Article ID: | iaor20173296 |
Volume: | 63 |
Issue: | 8 |
Start Page Number: | 2397 |
End Page Number: | 2419 |
Publication Date: | Aug 2017 |
Journal: | Management Science |
Authors: | Iancu Dan A, Swinney Robert, Ang Erjie |
Keywords: | management, risk, optimization, manufacturing industries, simulation |
We study sourcing in a supply chain with three levels: a manufacturer, tier 1 suppliers, and tier 2 suppliers prone to disruption from, e.g., natural disasters such as earthquakes or floods. The manufacturer may not directly dictate which tier 2 suppliers are used but may influence the sourcing decisions of tier 1 suppliers via contract parameters. The manufacturer’s optimal strategy depends critically on the degree of overlap in the supply chain: if tier 1 suppliers share tier 2 suppliers, resulting in a ‘diamond‐shaped’ supply chain, the manufacturer relies less on direct mitigation (procuring excess inventory and multisourcing in tier 1) and more on indirect mitigation (inducing tier 1 suppliers to mitigate disruption risk). We also show that while the manufacturer always prefers less overlap, tier 1 suppliers may prefer a more overlapped supply chain and hence may strategically choose to form a diamond‐shaped supply chain.

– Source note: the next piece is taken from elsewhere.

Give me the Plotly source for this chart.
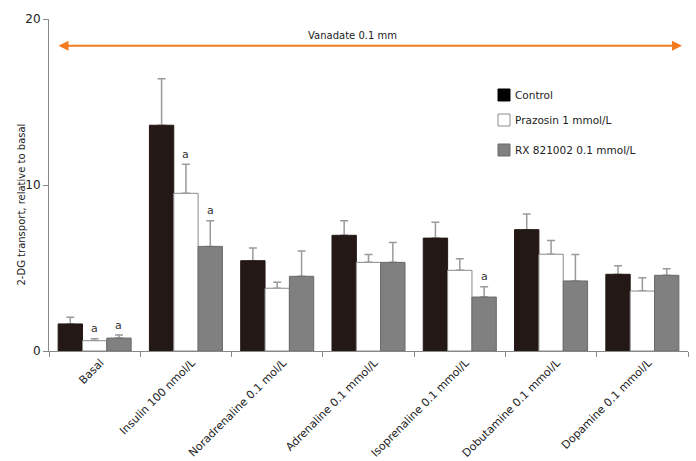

This preference conflict worsens as the manufacturer’s profit margin increases, as disruptions become more severe, and as unreliable tier 2 suppliers become more heterogeneous in their probability of disruption; however, penalty contracts–in which the manufacturer penalizes tier 1 suppliers for a failure to deliver ordered units–alleviate this coordination problem.